As reported by Energy and Environment Daily, Mobile Chernobyl legislation is revving its engines on Capitol Hill. The Obama administration wants centralized interim storage for commercial irradiated nuclear fuel by 2021, which would launch unprecedented numbers of high-level radioactive waste shipments onto the roads, railways, and waterways.
Beyond Nuclear's Kevin Kamps warned, in a letter to the editor in the Washington Post, about these irradiated nuclear fuel transport risks. This came in response to a Post editorial in support of rushed centralized interim storage.
Kevin put out a media statement in mid-January, responding to Energy Secretary Chu's call on Capitol Hill for centralized interim storage legislation. Kevin focused on the risks of radioactive waste transportation, and the radioactive waste shell game that would result from rushing into centralized interim storage.
Take action! Contact your U.S. Senators and U.S. Representative. Urge them to block this risky radioactive waste shell game. You can reach their offices via the U.S. Capitol Switchboard, (202) 224-3121.
Contact the White House. Urge President Obama to put the brakes on the Mobile Chernobyls, dirty bombs on wheels, and Floating Fukushimas.
What are the alternatives? Well, we need to stop the generation of irradiated nuclear fuel in the first place. Atomic reactors should be permanently shutdown, their electricity supply replaced with energy efficiency, as well as renewable sources such as wind and solar.
For the wastes which already exist, hardened on-site storage -- endorsed by 170 environmental groups, representing all 50 states -- is an interim measure, addressing the potentially catastrophic risks of current indoor wet pool and outdoor dry cask storage vulnerabilities to accident, attack, and leakage.
Greenwire has reported on Senators Wyden and Murkowski cooperating to move forward centralized interim storage legislation.
While the Yucca Mountain dump proposal has been wisely canceled by the Obama administration, its Feb. 2002 U.S. Dept. of Energy Final Environmental Impact Statement still reveals nonetheless that opening a permanent repository -- or even centralized interim storage sites -- will launch unprecented numbers of risky irradiated nuclear fuel and high-level radioactive waste shipments onto the roads and rails through most states: see Appendix J, including national transport maps on pages J-24 and J-25; maps, and charts showing projected shipment numbers, for individual states and regions of the country can be found from Page J-134 to J-173.

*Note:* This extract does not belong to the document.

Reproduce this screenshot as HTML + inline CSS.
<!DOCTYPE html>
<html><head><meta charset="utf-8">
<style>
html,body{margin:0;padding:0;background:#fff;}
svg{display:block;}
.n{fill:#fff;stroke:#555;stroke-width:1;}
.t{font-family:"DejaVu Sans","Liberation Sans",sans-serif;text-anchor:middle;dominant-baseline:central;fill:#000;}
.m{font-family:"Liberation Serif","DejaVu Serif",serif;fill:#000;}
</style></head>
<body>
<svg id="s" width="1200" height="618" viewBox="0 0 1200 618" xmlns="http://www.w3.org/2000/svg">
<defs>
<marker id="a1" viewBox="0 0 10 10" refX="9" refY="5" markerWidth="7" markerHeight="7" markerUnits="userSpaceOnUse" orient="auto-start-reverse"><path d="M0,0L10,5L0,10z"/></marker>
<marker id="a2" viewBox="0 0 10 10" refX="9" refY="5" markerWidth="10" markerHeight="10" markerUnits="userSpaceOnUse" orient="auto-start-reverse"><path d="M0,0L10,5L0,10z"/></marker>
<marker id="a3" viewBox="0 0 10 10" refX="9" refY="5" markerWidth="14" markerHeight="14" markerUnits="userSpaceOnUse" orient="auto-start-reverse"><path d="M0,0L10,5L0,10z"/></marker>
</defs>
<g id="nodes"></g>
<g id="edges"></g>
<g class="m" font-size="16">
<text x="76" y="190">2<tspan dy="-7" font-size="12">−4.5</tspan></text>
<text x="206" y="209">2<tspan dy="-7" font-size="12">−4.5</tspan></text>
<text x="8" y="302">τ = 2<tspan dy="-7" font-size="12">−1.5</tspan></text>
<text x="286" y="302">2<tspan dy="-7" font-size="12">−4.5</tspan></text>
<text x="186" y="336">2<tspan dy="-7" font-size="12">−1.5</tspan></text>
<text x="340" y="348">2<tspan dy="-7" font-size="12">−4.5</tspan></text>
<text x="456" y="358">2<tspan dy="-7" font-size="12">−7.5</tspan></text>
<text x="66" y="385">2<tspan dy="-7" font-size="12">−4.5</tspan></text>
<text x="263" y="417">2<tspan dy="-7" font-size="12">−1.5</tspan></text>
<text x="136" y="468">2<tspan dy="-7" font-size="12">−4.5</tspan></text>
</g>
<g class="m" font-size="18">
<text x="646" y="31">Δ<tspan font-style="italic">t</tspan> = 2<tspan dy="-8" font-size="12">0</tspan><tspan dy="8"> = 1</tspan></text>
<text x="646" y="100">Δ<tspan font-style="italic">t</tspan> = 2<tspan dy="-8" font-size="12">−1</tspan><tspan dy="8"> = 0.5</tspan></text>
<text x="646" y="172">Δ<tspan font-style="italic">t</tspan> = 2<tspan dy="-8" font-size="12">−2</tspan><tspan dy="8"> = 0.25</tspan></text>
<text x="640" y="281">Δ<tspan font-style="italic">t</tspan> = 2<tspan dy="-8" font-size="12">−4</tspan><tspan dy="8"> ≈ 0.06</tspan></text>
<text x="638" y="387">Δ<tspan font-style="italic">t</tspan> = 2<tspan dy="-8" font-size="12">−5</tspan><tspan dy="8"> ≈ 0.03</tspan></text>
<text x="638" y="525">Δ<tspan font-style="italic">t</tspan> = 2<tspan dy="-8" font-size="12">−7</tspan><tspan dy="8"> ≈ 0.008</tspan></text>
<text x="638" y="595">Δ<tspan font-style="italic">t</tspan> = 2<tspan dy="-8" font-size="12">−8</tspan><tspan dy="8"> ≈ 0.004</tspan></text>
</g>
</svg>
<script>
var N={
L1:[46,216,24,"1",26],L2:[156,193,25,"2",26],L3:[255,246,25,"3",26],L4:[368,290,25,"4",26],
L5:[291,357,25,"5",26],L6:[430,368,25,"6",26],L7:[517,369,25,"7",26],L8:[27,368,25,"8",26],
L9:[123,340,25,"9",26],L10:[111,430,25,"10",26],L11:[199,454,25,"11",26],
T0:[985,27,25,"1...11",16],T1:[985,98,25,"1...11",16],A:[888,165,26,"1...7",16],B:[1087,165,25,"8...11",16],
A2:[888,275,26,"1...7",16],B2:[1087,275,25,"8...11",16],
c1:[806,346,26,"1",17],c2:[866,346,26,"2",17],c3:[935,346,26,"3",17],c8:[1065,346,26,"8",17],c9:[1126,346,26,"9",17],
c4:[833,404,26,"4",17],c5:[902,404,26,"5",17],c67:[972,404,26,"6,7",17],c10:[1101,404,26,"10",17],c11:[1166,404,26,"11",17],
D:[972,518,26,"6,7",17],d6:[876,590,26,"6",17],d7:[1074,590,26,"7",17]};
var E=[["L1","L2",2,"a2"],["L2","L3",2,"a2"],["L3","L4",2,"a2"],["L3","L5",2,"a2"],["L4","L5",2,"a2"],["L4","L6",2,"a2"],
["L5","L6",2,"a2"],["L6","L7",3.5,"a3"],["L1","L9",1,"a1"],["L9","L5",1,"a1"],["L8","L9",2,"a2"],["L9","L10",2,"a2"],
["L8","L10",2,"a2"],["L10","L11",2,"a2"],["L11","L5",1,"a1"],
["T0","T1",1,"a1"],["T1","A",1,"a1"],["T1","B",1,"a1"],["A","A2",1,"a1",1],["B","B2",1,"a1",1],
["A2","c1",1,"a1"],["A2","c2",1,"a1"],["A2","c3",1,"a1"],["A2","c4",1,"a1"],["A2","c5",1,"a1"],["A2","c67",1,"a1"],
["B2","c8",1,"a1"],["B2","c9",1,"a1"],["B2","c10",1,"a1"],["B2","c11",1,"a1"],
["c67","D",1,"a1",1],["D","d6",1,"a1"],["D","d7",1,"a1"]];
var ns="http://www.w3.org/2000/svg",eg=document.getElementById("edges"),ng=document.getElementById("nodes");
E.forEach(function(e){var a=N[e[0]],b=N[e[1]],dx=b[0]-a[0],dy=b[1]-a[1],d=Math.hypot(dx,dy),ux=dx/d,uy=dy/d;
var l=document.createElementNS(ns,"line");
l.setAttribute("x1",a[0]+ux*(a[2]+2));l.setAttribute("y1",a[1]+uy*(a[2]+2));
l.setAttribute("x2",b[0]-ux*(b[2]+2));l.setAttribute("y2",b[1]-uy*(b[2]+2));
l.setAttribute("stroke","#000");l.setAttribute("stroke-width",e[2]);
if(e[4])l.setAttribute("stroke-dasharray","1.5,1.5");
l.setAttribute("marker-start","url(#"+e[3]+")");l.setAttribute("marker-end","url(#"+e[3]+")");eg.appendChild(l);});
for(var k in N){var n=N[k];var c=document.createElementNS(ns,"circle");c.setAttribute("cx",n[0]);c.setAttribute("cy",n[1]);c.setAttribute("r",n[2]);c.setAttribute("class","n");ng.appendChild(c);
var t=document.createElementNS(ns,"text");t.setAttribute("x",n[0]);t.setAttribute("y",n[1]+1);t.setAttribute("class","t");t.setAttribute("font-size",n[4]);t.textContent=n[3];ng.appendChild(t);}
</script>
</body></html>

But, it's not just truck and train shipments that would be launched. So too would barge shipments, in a number of states' waterways. This is because 26 atomic reactors across the U.S. lack direct rail access. DOE has indicated it prefers to ship highly radioactive waste in giant (100 ton or heavier) rail casks. To transfer wastes to the nearest rail head, either heavy haul trucks, or else barges, would have to be used.
Barge shipment maps can be found from Page J-78 to J-81. They include the following: Chesapeake Bay; James River of VA; Delaware Bay; waterways surrounding New York City in NY, NJ, and CT; Cape Cod Bay, Massachusetts Bay, and Boston Harbor in MA; Lake Michigan, bordered by WI, IL, IN, and MI; the Mississippi River in AR, MS, and LA; the Tennessee River in AL; the Missouri River in NE; California's Pacific coastline; and Florida's Atlantic coastline.
As documented in the preceding links, a severe accident, or terrorist attack, upon highly radioactive waste barge shipments could release disastrous amounts of hazardous radioactivity into our country's surface waters. In that sense, these shipments represent "Floating Fukushima" risks, a phrase coined by Nuclear Information and Resource Service (NIRS). A fact that makes the use of high-level radioactive waste barges even more likely, in this rush to open centralized interim storage sites, is that the Savannah River Site in South Carolina -- near the Atlantic coastline -- is at the top of the target list.